You can save multiple versions of an object, letting you go back to an earlier version if you change or delete something by mistake. Every object has a key and a version number to identify it uniquely across all of S3.
You can specify the geographic region a bucket is stored in. That lets you keep latency down, and it may help to meet regulatory requirements.
Normally S3 reads or writes whole objects, but S3 Select allows retrieving just part of an object. This is a new feature available to all customers.
Uses for S3
Wherever an application calls for retrieving moderate to large units of data that don’t change often, S3 can be a great choice.
- Backup: S3 can hold a backup copy of a website, a database, or a whole disk. With very high durability, it gives confidence your data won’t be lost.
- Disaster recovery: A complete, up-to-date disk image can be stored on S3. If a disaster makes a primary server unavailable, the saved image is available to launch another server and keep business operations going.
- Application data: S3 can hold large amounts of data for use by a web or mobile application. For instance, it could hold images of all the products a business sells or geographic data about its locations.
- Website data: S3 can host a complete static website (one which doesn’t require running any code on the server). To set it up, you tell S3 to configure a bucket as a website endpoint.
Access control and security
Buckets and objects are secure by default, and you can make them more secure by applying the right options. You have control over how they’re shared, and you can encrypt the data.
The system of bucket policies gives you detailed control over access. You can limit access by account, IP address, or membership in an access group. Multi-factor authentication can be mandated. Read access can be open to everyone while write access is restricted to just a few users. If you prefer, you can use AWS IAM to manage access.
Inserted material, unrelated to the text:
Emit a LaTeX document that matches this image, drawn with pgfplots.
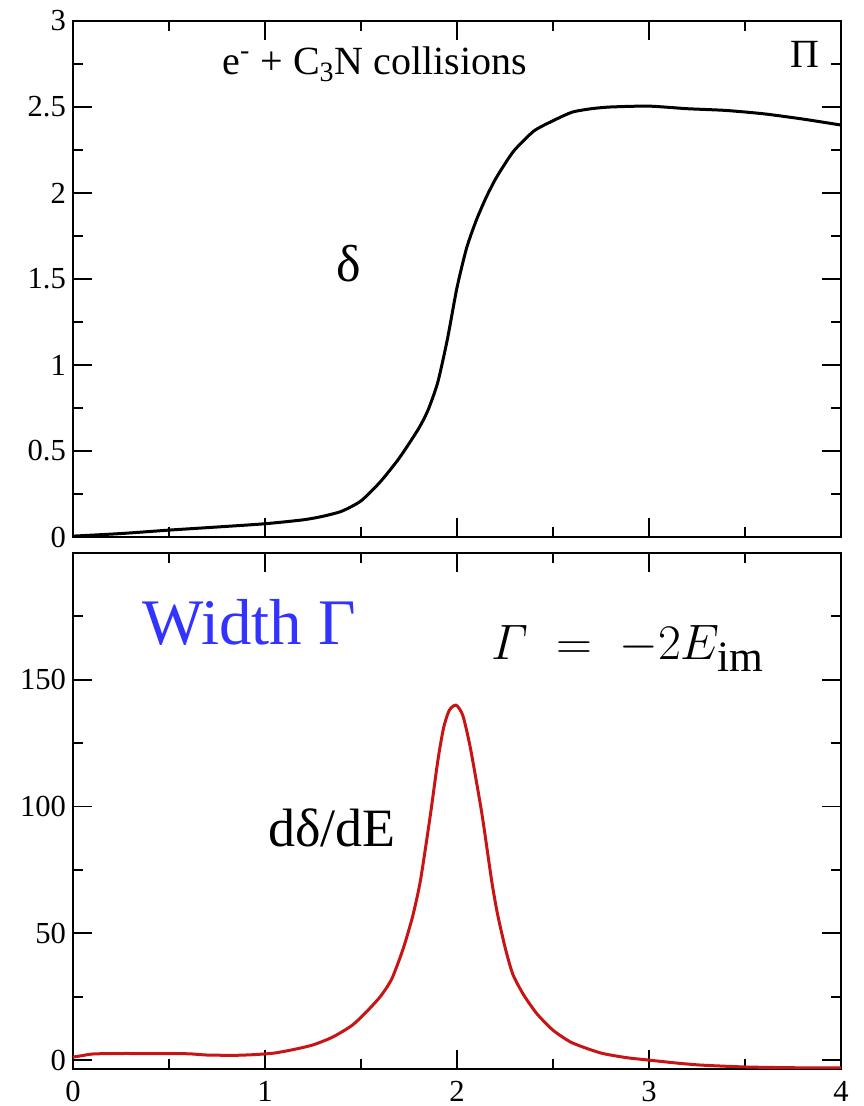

For additional protection of data, you can use server-side or client-side encryption. That way, even if someone steals a password and gets access to your objects, they won’t be able to do anything with them.
Pricing
The cost of S3 storage depends on how much you use, and it varies by region. New AWS customers can use the Free Tier to get 5 GB of storage, 20,000 get requests, 2,000 put requests and up to 15 GB of data retrieval. The Free Tier is available for one year.
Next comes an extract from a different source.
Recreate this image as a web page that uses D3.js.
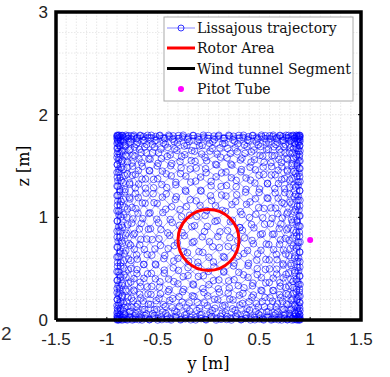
<!DOCTYPE html>
<html><head><meta charset="utf-8">
<script src="https://cdn.jsdelivr.net/npm/d3@7"></script>
<style>body{margin:0;background:#fff}svg{display:block}.serif{font-family:'DejaVu Serif',serif}</style>
</head><body>
<svg id="c" width="390" height="377"></svg>
<script>
// ---- data ----
const xTicks = [-1.5, -1, -0.5, 0, 0.5, 1, 1.5];
const xTickLabels = ["-1.5", "-1", "-0.5", "0", "0.5", "1", "1.5"];
const zTicks = [0, 1, 2, 3];
const zTickLabels = ["0", "1", "2", "3"];
// Lissajous trajectory definition (centre, amplitude, frequency, phase for y and z)
const lissCenter = [0, 0.9];
const lissAmp = [0.9, 0.9];
const lissFreq = [19, 18];
const lissPhase = [0.35, 0];
const lissSamples = 1037;
// Rotor area: centre y, centre z, radius
const rotor = [0, 0.78, 0.3];
// Wind tunnel segment corners
const tunnelY = [-1.5, 1.5, 1.5, -1.5, -1.5];
const tunnelZ = [0, 0, 3, 3, 0];
// Pitot tube position
const pitot = [1, 0.78];
const legendLabels = ["Lissajous trajectory", "Rotor Area", "Wind tunnel Segment", "Pitot Tube"];

const svg = d3.select("#c");
const x = d3.scaleLinear().domain([-1.5, 1.5]).range([56, 361]);
const y = d3.scaleLinear().domain([0, 3]).range([320, 12]);

// grid
const g = svg.append("g");
g.selectAll(".vm").data(d3.range(-15, 16).map(i => i / 10)).join("line")
  .attr("x1", d => x(d)).attr("x2", d => x(d)).attr("y1", y(0)).attr("y2", y(3))
  .attr("stroke", "#e2e2e2").attr("stroke-width", 0.8).attr("stroke-dasharray", "1.5,1.5");
g.selectAll(".hm").data(d3.range(0, 16).map(i => i / 5)).join("line")
  .attr("y1", d => y(d)).attr("y2", d => y(d)).attr("x1", x(-1.5)).attr("x2", x(1.5))
  .attr("stroke", "#e2e2e2").attr("stroke-width", 0.8).attr("stroke-dasharray", "1.5,1.5");

// trajectory
const pos = t => [lissCenter[0] + lissAmp[0] * Math.sin(lissFreq[0] * t + lissPhase[0]),
                  lissCenter[1] + lissAmp[1] * Math.sin(lissFreq[1] * t + lissPhase[1])];
const pts = d3.range(lissSamples + 1).map(i => pos(2 * Math.PI * i / lissSamples));
const fine = d3.range(lissSamples * 8 + 1).map(i => pos(2 * Math.PI * i / (lissSamples * 8)));
const line = d3.line().x(d => x(d[0])).y(d => y(d[1]));
svg.append("path").attr("d", line(fine)).attr("fill", "none")
  .attr("stroke", "#0000ff").attr("stroke-opacity", 0.55).attr("stroke-width", 0.7);
svg.append("g").selectAll("circle").data(pts).join("circle")
  .attr("cx", d => x(d[0])).attr("cy", d => y(d[1])).attr("r", 3.3)
  .attr("fill", "none").attr("stroke", "#0000ff").attr("stroke-opacity", 0.75).attr("stroke-width", 0.8);

// rotor
svg.append("circle").attr("cx", x(rotor[0])).attr("cy", y(rotor[1]))
  .attr("r", x(rotor[2]) - x(0)).attr("fill", "none").attr("stroke", "#ff0000").attr("stroke-width", 3);

// pitot
svg.append("circle").attr("cx", x(pitot[0])).attr("cy", y(pitot[1])).attr("r", 3).attr("fill", "#ff00ff");

// wind tunnel
svg.append("path").attr("d", line(tunnelY.map((v, i) => [v, tunnelZ[i]])))
  .attr("fill", "none").attr("stroke", "#000").attr("stroke-width", 3.5).attr("stroke-linejoin", "miter");

// ticks
const ax = svg.append("g");
ax.selectAll(".xt").data(xTicks).join("line")
  .attr("x1", d => x(d)).attr("x2", d => x(d)).attr("y1", y(0)).attr("y2", y(0) - 3).attr("stroke", "#000");
ax.selectAll(".zt").data(zTicks).join("line")
  .attr("y1", d => y(d)).attr("y2", d => y(d)).attr("x1", x(-1.5)).attr("x2", x(-1.5) + 3).attr("stroke", "#000");
ax.selectAll(".zt2").data(zTicks).join("line")
  .attr("y1", d => y(d)).attr("y2", d => y(d)).attr("x1", x(1.5)).attr("x2", x(1.5) - 3).attr("stroke", "#000");
ax.selectAll(".xl").data(xTicks).join("text")
  .attr("x", d => x(d)).attr("y", 345).attr("text-anchor", "middle")
  .attr("font-family", "Liberation Sans, Arial, sans-serif").attr("font-size", 17).attr("fill", "#222")
  .text((d, i) => xTickLabels[i]);
ax.selectAll(".zl").data(zTicks).join("text")
  .attr("x", 48).attr("y", d => y(d) + 6).attr("text-anchor", "end")
  .attr("font-family", "Liberation Sans, Arial, sans-serif").attr("font-size", 17).attr("fill", "#222")
  .text((d, i) => zTickLabels[i]);
svg.append("text").attr("x", 1).attr("y", 340).attr("font-family", "Liberation Sans, Arial, sans-serif")
  .attr("font-size", 19).attr("fill", "#333").text("2");

// axis labels
svg.append("text").attr("class", "serif").attr("x", x(0)).attr("y", 369).attr("text-anchor", "middle")
  .attr("font-size", 16).text("y [m]");
svg.append("text").attr("class", "serif").attr("transform", `translate(29,${y(1.5)}) rotate(-90)`).attr("text-anchor", "middle")
  .attr("font-size", 16).text("z [m]");

// legend
const lg = svg.append("g");
lg.append("rect").attr("x", 164).attr("y", 17).attr("width", 189).attr("height", 84)
  .attr("fill", "#fff").attr("stroke", "#aaa").attr("stroke-width", 1);
const rowY = [28, 48, 68.5, 89];
lg.append("line").attr("x1", 167).attr("x2", 195).attr("y1", rowY[0]).attr("y2", rowY[0]).attr("stroke", "#0000ff").attr("stroke-opacity", 0.6).attr("stroke-width", 0.8);
lg.append("circle").attr("cx", 181).attr("cy", rowY[0]).attr("r", 3).attr("fill", "none").attr("stroke", "#0000ff").attr("stroke-width", 0.8);
lg.append("line").attr("x1", 167).attr("x2", 195).attr("y1", rowY[1]).attr("y2", rowY[1]).attr("stroke", "#ff0000").attr("stroke-width", 3);
lg.append("line").attr("x1", 167).attr("x2", 195).attr("y1", rowY[2]).attr("y2", rowY[2]).attr("stroke", "#000").attr("stroke-width", 3);
lg.append("circle").attr("cx", 181).attr("cy", rowY[3]).attr("r", 3).attr("fill", "#ff00ff");
lg.selectAll(".lt").data(legendLabels).join("text").attr("class", "serif")
  .attr("x", 197).attr("y", (d, i) => rowY[i] + 5)
  .attr("font-size", 14).attr("textLength", null).attr("fill", "#111").text(d => d);
</script>
</body></html>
In the United States, the first 50 terabytes of S3 standard storage are available for $0.023 to $0.026 per GB per month, depending on the region. The price per GB drops slightly for higher usage levels. Taxes are additional.
There is a cost for reading and writing data in addition to the storage cost. In accordance with the “write once, read many” philosophy, requests that retrieve data are much less expensive than ones that write it. Retrieving costs just $0.0004 per thousand requests in most of the US, while writing data costs $0.005 per thousand requests. An infrequent access option is available, which costs less for storage but more for access.
Getting started
If you have an AWS account, setting up S3 usage is straightforward. From the console, select the S3 service. You’ll be given the option to create a new bucket. You need to give it a unique name and select a region. There are a number of options you can then choose, including logging and versioning. Next, you can give permission to other accounts to access the bucket. The console will let your review your settings, after which you confirm the creation of the bucket.
Next, you can upload objects to the bucket and set permissions and properties for them. If you’re using S3 through other AWS services, you may never need to upload directly. You’ll still want to check the S3 console occasionally to verify that your usage and costs are in the range you expected and that bucket authorizations are what they should be.
When deciding whether S3 is the best way to handle the storage for your application, evaluate how it stacks up against your needs. If you don’t require a full file system and you don’t need to rewrite data often, S3 can be a very cost-effective choice. It provides high data availability and security at a very reasonable price.